В апреле 1834 года «Библиотека для чтения» публикует первую часть сказки с блестящим редакционным сопровождением (Сенковского), а Плетнев вместо лекции читает опубликованную часть и представляет студентам «автора» – сидящего тут же Ершова. Мистификация началась.

В июне 1834-го дано цензурное разрешение на издание книги, и она, «пощипанная цензурой», выходит. Ни журнальных публикаций, ни книг первого издания с дарственной надписью автора кому-нибудь из тех, кто содействовал ее выходу, – Жуковскому, Никитенко, Плетневу, Пушкину, Сенковскому или Смирдину – не существует, что совершенно необъяснимо, если автор – Ершов, и очень даже понятно, если автор – Пушкин.
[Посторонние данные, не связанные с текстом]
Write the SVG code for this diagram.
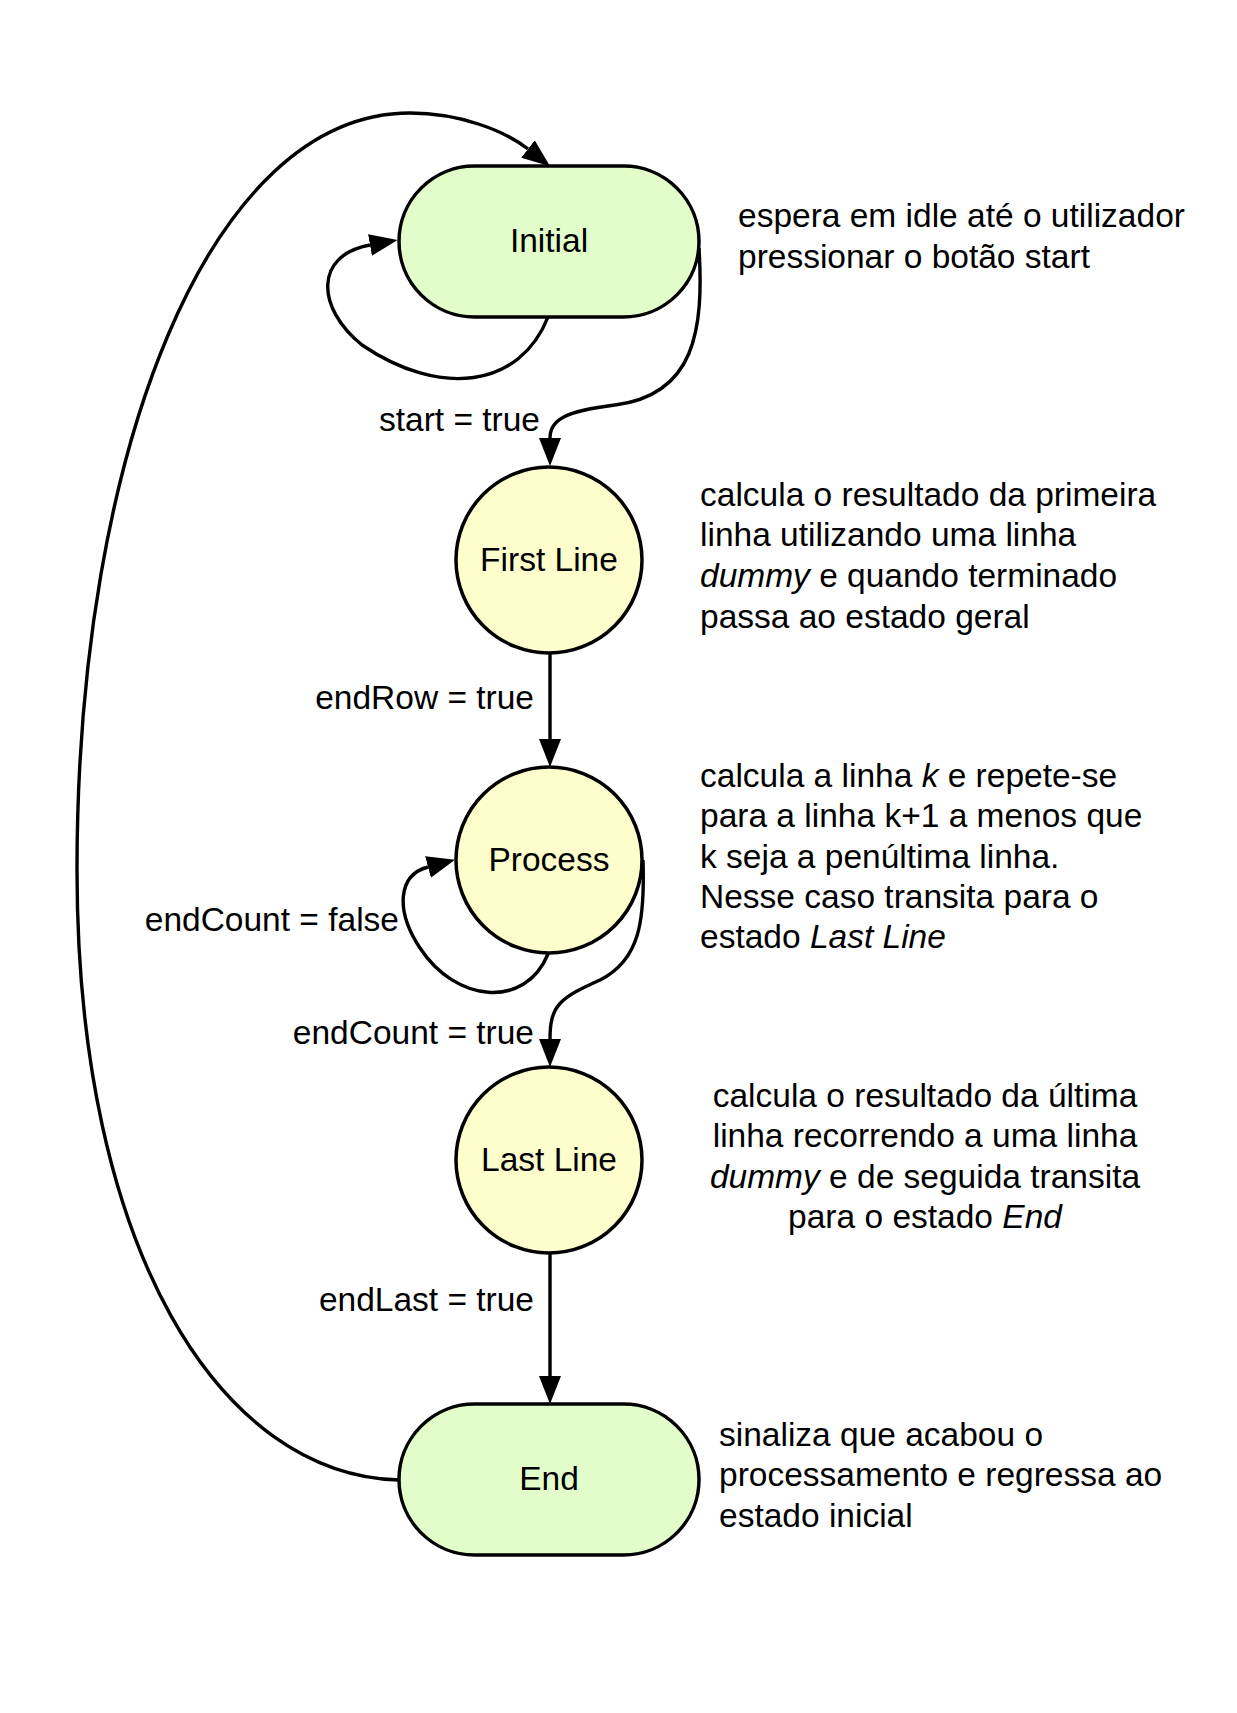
<svg xmlns="http://www.w3.org/2000/svg" width="1237" height="1713" viewBox="0 0 1237 1713">
<defs>
<style>
.t{font-family:"Liberation Sans",Arial,sans-serif;font-size:33.5px;fill:#000}
.c{text-anchor:middle}
.r{text-anchor:end}
.term{fill:#e3fdca;stroke:#000;stroke-width:3.5}
.st{fill:#fefecd;stroke:#000;stroke-width:3.5}
.e{fill:none;stroke:#000;stroke-width:3.4;marker-end:url(#ah)}
.i{font-style:italic}
</style>
<marker id="ah" markerUnits="userSpaceOnUse" markerWidth="30" markerHeight="24" refX="0" refY="11" orient="auto" viewBox="0 0 30 24">
<path d="M0,0 L28,11 L0,22 z" fill="#000"/>
</marker>
</defs>
<rect width="1237" height="1713" fill="#fff"/>
<g id="connectors">
<path class="e" d="M 699 248 C 704 330 695 395 615 405 C 565 411 550 420 550 438"/>
<path class="e" d="M 548 317 C 520 388 440 398 362 345 C 316 308 314 255 370 245"/>
<path class="e" d="M 550 653 L 550 739"/>
<path class="e" d="M 548 954 C 525 1010 455 1002 420 948 C 395 910 398 875 428 867"/>
<path class="e" d="M 643 860 C 645 920 640 960 600 980 C 560 998 550 1005 550 1039"/>
<path class="e" d="M 550 1253 L 550 1376"/>
<path class="e" d="M 399 1480 C 220 1475 77 1250 77 870 C 77 450 210 113 410 113 C 460 113 505 131 528 149"/>
<text class="t r" x="540" y="431">start = true</text>
<text class="t r" x="534" y="709">endRow = true</text>
<text class="t r" x="399" y="931">endCount = false</text>
<text class="t r" x="534" y="1044">endCount = true</text>
<text class="t r" x="534" y="1311">endLast = true</text>
</g>
<g id="initial">
<rect class="term" x="399" y="166" width="300" height="151" rx="75.5"/>
<text class="t c" x="549" y="252">Initial</text>
</g>
<g id="firstline">
<circle class="st" cx="549" cy="560" r="93"/>
<text class="t c" x="549" y="571">First Line</text>
</g>
<g id="process">
<circle class="st" cx="549" cy="860" r="93"/>
<text class="t c" x="549" y="871">Process</text>
</g>
<g id="lastline">
<circle class="st" cx="549" cy="1160" r="93"/>
<text class="t c" x="549" y="1171">Last Line</text>
</g>
<g id="end">
<rect class="term" x="399" y="1404" width="300" height="151" rx="75.5"/>
<text class="t c" x="549" y="1490">End</text>
</g>
<g id="notes">
<text class="t" x="738" y="227">espera em idle até o utilizador</text>
<text class="t" x="738" y="268">pressionar o botão start</text>
<text class="t" x="700" y="506">calcula o resultado da primeira</text>
<text class="t" x="700" y="546">linha utilizando uma linha</text>
<text class="t" x="700" y="587"><tspan class="i">dummy</tspan> e quando terminado</text>
<text class="t" x="700" y="628">passa ao estado geral</text>
<text class="t" x="700" y="787">calcula a linha <tspan class="i">k</tspan> e repete-se</text>
<text class="t" x="700" y="827">para a linha k+1 a menos que</text>
<text class="t" x="700" y="868">k seja a penúltima linha.</text>
<text class="t" x="700" y="908">Nesse caso transita para o</text>
<text class="t" x="700" y="948">estado <tspan class="i">Last Line</tspan></text>
<text class="t c" x="925" y="1107">calcula o resultado da última</text>
<text class="t c" x="925" y="1147">linha recorrendo a uma linha</text>
<text class="t c" x="925" y="1188"><tspan class="i">dummy</tspan> e de seguida transita</text>
<text class="t c" x="925" y="1228">para o estado <tspan class="i">End</tspan></text>
<text class="t" x="719" y="1446">sinaliza que acabou o</text>
<text class="t" x="719" y="1486">processamento e regressa ao</text>
<text class="t" x="719" y="1527">estado inicial</text>
</g>
</svg>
В 1836 году Ершов благодаря стараниям Сенковского и (или) Никитенко получает место учителя в Тобольской гимназии и уезжает из Петербурга, что, при очевидном успехе сказки у публики, довольно странно, если автор Ершов, но понятно, если автор – Пушкин: Ершов довольно быстро должен был увидеть, что, играя роль гениального автора, он оказался в малоприятном, двусмысленном положении.

После смерти Пушкина в Москве выходят еще два издания сказки, напечатанных с издания 1834 года, с ведома, но без какого-либо участия Ершова, что странно, если он автор, но можно понять, если автор – Пушкин.

В то же время Ершов поднимает вопрос о получении недополученного гонорара за журнальную публикацию, и Сенковский резко отвечает: «Ничего не следовало получить и не будет следовать.» Ответ хамский, если Ершов – автор «Конька-Горбунка», и справедливый, если автор – Пушкин: Ершову уплатили по договоренности и помогли устроиться в Тобольске, а он ведет себя неблагородно, как попрошайка.

Ершов понимает, что никаких денег он не получит, если как автор сам не договорится с издателями. Пушкин умер, но цензура сказку запретила; цензурные ограничения сняты только после смерти Николая I, но еще раньше Ершов начинает переговоры о четвертом издании, и тут выясняется, что без определенной правки в сторону лояльности к власть предержащим сказка неиздаваема. Так появляется издание «вновь исправленное и дополненное». Вероятно, кое-что из пушкинских стихов, в свое время исправленных из-за цензуры, Ершов восстанавливает по имевшемуся у него беловику с пушкинской правкой, но в основном вносит исправления и вставки по своему разумению.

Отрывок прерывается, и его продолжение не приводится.